The Initial Expedition to the Bering and Chukchi Seas (Arctic Ocean), was conducted July 23 – September 6, 2004. This initial cruise was a collaborative U.S – Russian Federation oceanographic expedition to the Arctic seas regions shared by both countries: the Bering and Chukchi Seas. These seas and the life within are thought to be particularly sensitive to global climate change because they are centers where steep thermohaline and nutrient gradients in the ocean coincide with steep thermal gradients in the atmosphere. The Bering Strait acts as the only Pacific gateway into and out of the Arctic Ocean and as such is critical for the flux of heat between the Arctic and the rest of the world. Monitoring the flux of fresh and salt water as well as establishing benchmark information about the distribution and migration patterns of the life in these seas are also critical pieces of information needed prior to the placement of a climate-monitoring network in this region.

Arctic scientists are continuously finding new and interesting, sometimes even alarming, information about changes in the sea ice over time. In this photo, the Khromov picks its way through dirty ice near Herald Island. [Photo: K. Wood]

Starfish from the Russian waters of the Bering Strait. [Photo K. Crane]

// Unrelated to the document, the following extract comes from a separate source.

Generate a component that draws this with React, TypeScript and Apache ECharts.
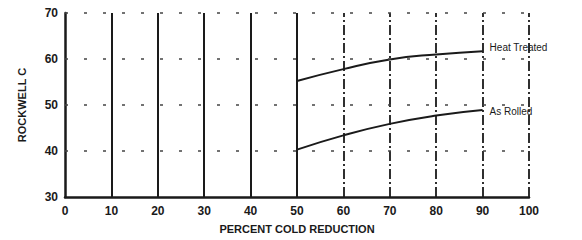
import React, { useEffect, useRef } from "react";
import * as echarts from "echarts";

const xValues = [50, 60, 70, 80, 90];
const heatTreated = [55.2, 57.8, 59.9, 61.0, 61.7];
const asRolled = [40.3, 43.4, 45.9, 47.7, 48.9];
const solidGridX = [10, 20, 30, 40, 50];
const dashedGridX = [60, 70, 80, 90, 100];
const dottedGridY = [40, 50, 60, 70];
const xTicks = [0, 10, 20, 30, 40, 50, 60, 70, 80, 90, 100];
const yTicks = [30, 40, 50, 60, 70];

export default function App() {
  const ref = useRef<HTMLDivElement>(null);
  useEffect(() => {
    const chart = echarts.init(ref.current!, null, { renderer: "svg" });
    const ink = "#1a1a1a";
    chart.setOption({
      animation: false,
      backgroundColor: "#ffffff",
      grid: { left: 65, right: 53, top: 13, bottom: 43 },
      xAxis: {
        type: "value",
        min: 0,
        max: 100,
        interval: 10,
        axisLine: { show: true, lineStyle: { color: ink, width: 2.5 } },
        axisTick: { show: false },
        splitLine: { show: false },
        axisLabel: {
          color: ink,
          fontFamily: "Liberation Sans",
          fontWeight: "bold",
          fontSize: 12,
          margin: 8,
          formatter: (v: number) => (xTicks.includes(v) ? String(v) : ""),
        },
        name: "PERCENT COLD REDUCTION",
        nameLocation: "middle",
        nameGap: 26,
        nameTextStyle: { color: ink, fontFamily: "Liberation Sans", fontWeight: "bold", fontSize: 11 },
      },
      yAxis: {
        type: "value",
        min: 30,
        max: 70,
        interval: 10,
        axisLine: { show: true, lineStyle: { color: ink, width: 2.5 } },
        axisTick: { show: false },
        splitLine: { show: false },
        axisLabel: {
          color: ink,
          fontFamily: "Liberation Sans",
          fontWeight: "bold",
          fontSize: 12,
          margin: 7,
          formatter: (v: number) => (yTicks.includes(v) ? String(v) : ""),
        },
        name: "ROCKWELL C",
        nameLocation: "middle",
        nameGap: 38,
        nameTextStyle: { color: ink, fontFamily: "Liberation Sans", fontWeight: "bold", fontSize: 11 },
      },
      series: [
        {
          type: "line",
          data: xValues.map((x, i) => [x, heatTreated[i]]),
          smooth: true,
          symbol: "none",
          lineStyle: { color: ink, width: 2 },
          endLabel: {
            show: true,
            formatter: "Heat Treated",
            color: ink,
            fontFamily: "Liberation Sans",
            fontSize: 10,
            distance: 7,
            offset: [0, -4],
          },
          markLine: {
            silent: true,
            symbol: "none",
            label: { show: false },
            data: [
              ...solidGridX.map((x) => ({ xAxis: x, lineStyle: { color: ink, width: 2, type: "solid" } })),
              ...dashedGridX.map((x) => ({ xAxis: x, lineStyle: { color: ink, width: 1.8, type: [10, 3, 2, 3] } })),
              ...dottedGridY.map((y) => ({ yAxis: y, lineStyle: { color: "#444", width: 1.5, type: [3, 16] } })),
            ],
          },
        },
        {
          type: "line",
          data: xValues.map((x, i) => [x, asRolled[i]]),
          smooth: true,
          symbol: "none",
          lineStyle: { color: ink, width: 2 },
          endLabel: {
            show: true,
            formatter: "As Rolled",
            color: ink,
            fontFamily: "Liberation Sans",
            fontSize: 10,
            distance: 7,
            offset: [0, 1],
          },
        },
      ],
    });
    return () => chart.dispose();
  }, []);
  return <div ref={ref} style={{ width: 582, height: 240, position: "absolute", left: 0, top: 0 }} />;
}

The initial expedition cruise was divided into three integrated parts, or legs. The first two legs included sampling and instrument deployment in U.S. and Russian territorial waters. The cruise objectives for the United States partner were to support the U.S. interagency Study of Environmental Arctic Change (SEARCH) Program, the NOAA Ocean Exploration Program and the Arctic Ocean Census of Marine Life (ArcOcCoML).